begin Task material
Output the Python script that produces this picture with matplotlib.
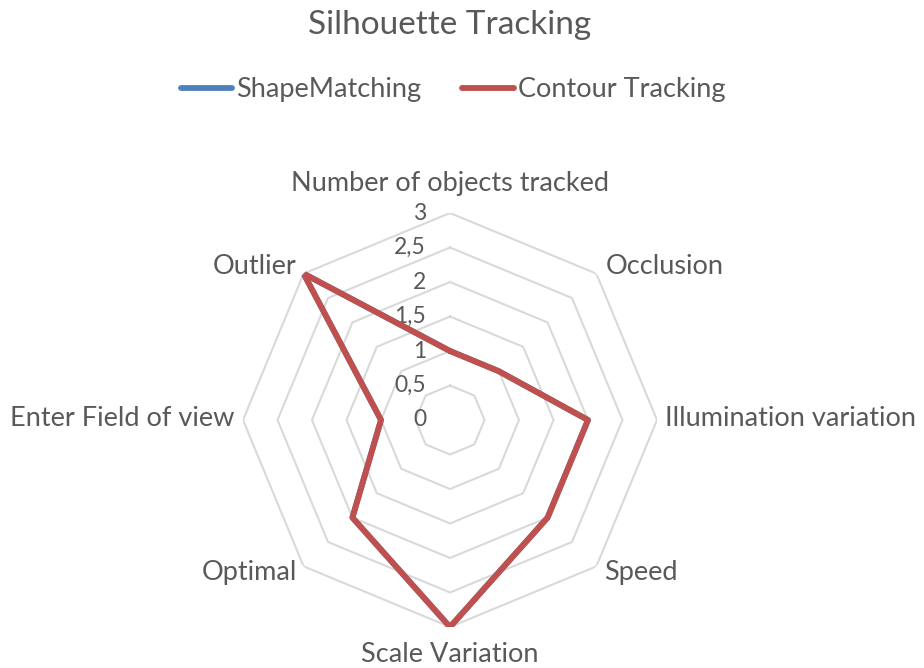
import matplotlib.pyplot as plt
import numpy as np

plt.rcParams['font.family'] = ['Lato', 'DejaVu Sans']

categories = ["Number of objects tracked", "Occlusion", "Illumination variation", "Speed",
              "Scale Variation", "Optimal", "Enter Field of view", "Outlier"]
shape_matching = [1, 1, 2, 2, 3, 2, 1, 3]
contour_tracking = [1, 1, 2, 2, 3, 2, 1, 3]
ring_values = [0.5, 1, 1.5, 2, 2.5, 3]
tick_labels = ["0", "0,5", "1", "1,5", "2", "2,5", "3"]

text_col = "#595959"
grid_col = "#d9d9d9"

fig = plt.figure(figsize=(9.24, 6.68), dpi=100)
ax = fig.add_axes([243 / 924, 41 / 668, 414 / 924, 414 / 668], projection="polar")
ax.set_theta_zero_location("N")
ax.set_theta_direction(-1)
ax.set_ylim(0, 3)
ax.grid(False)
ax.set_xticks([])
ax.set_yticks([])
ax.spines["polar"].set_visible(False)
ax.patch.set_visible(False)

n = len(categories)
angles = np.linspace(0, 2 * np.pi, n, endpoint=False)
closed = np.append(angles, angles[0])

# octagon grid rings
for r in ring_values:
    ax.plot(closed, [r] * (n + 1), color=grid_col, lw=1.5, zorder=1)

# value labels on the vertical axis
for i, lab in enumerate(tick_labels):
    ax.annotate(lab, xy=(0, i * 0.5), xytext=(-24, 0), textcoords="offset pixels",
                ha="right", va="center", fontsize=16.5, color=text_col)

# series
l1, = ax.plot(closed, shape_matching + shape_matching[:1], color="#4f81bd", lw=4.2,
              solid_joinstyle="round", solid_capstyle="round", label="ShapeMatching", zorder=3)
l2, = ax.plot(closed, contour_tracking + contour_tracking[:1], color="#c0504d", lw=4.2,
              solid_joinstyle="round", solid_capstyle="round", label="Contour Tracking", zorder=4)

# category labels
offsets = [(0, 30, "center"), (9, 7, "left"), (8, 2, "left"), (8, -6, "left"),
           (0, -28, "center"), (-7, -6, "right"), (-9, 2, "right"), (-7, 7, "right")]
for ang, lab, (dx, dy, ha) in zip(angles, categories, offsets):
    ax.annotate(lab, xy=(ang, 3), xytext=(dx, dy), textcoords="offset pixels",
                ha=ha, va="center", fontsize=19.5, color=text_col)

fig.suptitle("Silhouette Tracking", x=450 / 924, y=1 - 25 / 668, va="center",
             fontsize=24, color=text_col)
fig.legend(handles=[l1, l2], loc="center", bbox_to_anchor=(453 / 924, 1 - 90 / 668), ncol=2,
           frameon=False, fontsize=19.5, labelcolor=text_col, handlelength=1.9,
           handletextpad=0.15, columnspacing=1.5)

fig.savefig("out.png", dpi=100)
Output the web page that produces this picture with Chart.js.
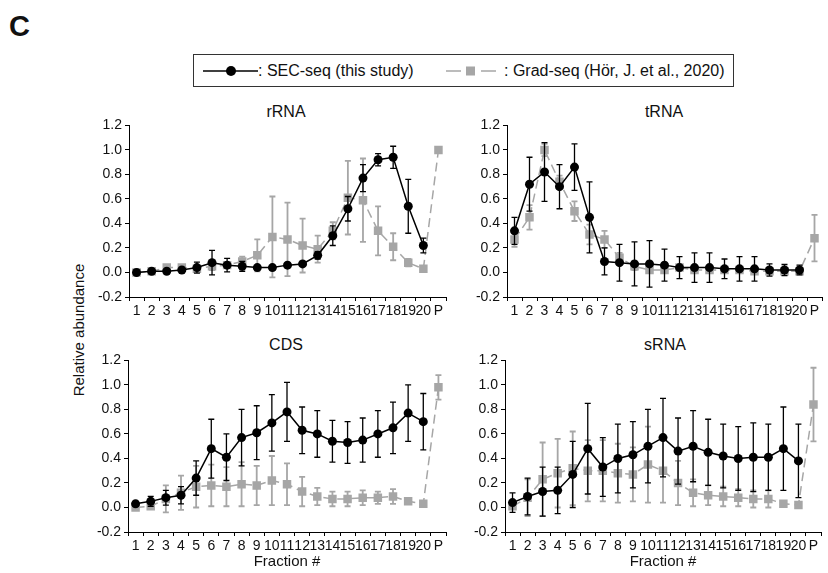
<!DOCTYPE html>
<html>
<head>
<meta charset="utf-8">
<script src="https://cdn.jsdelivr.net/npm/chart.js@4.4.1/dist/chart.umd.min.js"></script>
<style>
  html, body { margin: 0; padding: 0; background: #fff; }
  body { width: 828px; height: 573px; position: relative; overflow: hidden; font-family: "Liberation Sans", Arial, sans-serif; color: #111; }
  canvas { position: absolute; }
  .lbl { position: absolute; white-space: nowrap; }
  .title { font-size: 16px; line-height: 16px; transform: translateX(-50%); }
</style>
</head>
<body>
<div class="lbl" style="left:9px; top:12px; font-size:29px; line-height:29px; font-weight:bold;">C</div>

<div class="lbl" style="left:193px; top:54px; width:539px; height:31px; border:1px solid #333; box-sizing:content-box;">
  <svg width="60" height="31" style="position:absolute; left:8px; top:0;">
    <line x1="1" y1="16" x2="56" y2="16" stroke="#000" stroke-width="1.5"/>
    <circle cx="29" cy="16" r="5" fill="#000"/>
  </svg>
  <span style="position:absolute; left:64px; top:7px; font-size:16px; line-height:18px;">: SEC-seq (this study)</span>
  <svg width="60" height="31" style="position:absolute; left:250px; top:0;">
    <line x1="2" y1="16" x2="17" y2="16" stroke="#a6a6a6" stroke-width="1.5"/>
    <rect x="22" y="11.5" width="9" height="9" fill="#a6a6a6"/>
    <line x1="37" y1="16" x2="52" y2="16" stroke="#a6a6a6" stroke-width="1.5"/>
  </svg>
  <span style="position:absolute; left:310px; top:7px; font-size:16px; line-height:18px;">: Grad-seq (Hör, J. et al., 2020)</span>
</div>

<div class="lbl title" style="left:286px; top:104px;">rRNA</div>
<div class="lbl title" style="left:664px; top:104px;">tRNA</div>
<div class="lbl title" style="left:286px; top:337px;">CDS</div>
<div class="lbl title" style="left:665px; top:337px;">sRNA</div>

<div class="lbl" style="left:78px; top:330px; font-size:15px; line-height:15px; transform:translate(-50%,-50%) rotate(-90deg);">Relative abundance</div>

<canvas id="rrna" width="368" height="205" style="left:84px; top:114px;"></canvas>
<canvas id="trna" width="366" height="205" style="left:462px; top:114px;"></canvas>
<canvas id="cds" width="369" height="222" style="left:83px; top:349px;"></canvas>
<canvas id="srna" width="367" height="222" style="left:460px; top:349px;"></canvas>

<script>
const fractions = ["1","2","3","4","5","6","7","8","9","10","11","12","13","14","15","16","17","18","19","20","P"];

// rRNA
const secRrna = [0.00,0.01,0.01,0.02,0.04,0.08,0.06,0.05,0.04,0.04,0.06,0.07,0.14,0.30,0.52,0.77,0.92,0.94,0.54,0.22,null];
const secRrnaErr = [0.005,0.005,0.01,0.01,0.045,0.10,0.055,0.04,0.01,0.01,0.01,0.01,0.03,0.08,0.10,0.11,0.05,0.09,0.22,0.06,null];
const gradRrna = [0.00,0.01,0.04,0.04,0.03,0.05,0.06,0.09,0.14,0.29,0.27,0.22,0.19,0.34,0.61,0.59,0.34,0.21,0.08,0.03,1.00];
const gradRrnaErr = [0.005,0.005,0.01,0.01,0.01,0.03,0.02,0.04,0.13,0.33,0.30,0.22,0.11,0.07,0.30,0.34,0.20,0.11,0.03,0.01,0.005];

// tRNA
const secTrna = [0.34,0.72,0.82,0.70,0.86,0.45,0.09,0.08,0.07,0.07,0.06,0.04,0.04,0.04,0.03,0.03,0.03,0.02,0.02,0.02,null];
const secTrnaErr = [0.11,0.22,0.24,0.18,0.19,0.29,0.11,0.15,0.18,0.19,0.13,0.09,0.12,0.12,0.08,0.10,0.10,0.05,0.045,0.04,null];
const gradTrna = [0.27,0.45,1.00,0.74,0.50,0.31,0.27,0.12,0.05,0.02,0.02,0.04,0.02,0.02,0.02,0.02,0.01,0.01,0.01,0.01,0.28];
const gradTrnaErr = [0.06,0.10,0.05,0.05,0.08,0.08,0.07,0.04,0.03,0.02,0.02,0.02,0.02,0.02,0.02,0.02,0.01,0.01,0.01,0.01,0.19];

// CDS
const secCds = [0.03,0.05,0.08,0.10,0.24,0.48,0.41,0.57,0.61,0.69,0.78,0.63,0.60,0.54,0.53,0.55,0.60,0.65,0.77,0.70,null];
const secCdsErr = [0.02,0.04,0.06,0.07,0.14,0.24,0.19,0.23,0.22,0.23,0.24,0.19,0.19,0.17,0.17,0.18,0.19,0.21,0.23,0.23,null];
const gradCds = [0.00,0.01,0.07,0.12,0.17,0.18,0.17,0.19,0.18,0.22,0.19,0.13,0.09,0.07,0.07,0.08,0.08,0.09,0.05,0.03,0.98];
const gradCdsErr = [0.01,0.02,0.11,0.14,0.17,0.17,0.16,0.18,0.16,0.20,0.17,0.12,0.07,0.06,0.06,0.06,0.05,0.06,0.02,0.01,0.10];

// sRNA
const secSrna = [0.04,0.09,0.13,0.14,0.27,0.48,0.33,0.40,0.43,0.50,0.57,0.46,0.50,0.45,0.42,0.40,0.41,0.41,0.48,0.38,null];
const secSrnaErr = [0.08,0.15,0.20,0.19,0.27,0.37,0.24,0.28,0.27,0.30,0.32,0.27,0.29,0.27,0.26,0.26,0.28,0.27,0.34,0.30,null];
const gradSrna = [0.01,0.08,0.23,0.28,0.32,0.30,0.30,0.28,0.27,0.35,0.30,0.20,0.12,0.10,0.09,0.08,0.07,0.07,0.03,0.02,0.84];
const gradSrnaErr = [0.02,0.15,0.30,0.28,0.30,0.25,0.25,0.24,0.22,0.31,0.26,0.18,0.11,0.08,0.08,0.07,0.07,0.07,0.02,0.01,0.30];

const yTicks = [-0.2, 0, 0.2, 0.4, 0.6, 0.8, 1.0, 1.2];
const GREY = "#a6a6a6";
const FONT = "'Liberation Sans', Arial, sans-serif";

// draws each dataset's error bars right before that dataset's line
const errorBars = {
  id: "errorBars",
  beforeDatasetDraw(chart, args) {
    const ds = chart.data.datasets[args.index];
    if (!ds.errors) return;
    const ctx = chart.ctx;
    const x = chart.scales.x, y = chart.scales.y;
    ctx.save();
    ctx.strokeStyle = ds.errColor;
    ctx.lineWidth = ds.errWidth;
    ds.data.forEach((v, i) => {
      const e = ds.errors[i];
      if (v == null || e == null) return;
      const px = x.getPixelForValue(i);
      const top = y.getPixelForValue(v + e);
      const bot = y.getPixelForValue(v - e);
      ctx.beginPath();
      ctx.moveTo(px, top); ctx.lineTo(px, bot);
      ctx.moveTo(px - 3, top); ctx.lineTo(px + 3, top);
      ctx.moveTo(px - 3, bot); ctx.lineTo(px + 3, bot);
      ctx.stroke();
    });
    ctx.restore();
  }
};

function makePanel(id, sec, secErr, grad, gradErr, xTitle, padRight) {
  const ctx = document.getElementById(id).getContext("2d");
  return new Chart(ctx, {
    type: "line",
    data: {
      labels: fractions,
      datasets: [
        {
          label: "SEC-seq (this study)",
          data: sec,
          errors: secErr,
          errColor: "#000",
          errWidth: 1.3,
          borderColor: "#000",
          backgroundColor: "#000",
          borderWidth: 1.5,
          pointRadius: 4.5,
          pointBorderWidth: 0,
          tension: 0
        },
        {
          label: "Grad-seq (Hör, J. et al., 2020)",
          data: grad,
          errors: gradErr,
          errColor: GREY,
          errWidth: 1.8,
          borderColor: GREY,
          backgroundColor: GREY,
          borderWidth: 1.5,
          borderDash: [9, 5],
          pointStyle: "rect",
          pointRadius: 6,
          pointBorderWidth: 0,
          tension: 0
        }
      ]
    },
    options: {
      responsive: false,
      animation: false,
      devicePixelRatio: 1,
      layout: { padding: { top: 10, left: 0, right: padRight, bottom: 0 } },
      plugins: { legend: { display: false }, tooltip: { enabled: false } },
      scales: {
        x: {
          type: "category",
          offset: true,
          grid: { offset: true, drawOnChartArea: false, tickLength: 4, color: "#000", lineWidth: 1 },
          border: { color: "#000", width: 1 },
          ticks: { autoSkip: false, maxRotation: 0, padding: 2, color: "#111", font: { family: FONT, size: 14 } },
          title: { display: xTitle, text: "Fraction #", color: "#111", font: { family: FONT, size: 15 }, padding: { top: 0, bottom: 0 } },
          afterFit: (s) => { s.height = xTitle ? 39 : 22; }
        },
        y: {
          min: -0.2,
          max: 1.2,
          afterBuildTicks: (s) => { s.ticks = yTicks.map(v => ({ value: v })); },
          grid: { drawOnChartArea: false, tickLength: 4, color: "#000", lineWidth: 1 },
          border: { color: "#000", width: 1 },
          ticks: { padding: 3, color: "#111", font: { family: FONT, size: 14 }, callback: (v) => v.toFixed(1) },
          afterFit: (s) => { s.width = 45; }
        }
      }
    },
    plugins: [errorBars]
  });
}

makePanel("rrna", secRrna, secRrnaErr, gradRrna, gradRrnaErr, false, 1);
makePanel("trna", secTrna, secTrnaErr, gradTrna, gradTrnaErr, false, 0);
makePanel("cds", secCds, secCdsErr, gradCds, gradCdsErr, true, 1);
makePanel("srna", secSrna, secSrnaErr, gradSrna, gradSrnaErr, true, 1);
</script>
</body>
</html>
end Task material
[The task]
Everything from the first line of the records through the line containing "plt.rcParams['font.family'] = ['Lato', 'DejaVu" should be reproduced exactly, apart from the pictures.

[Output of the task]
Output the Python script that produces this picture with matplotlib.
import matplotlib.pyplot as plt
import numpy as np

plt.rcParams['font.family'] = ['Lato', 'DejaVu Sans']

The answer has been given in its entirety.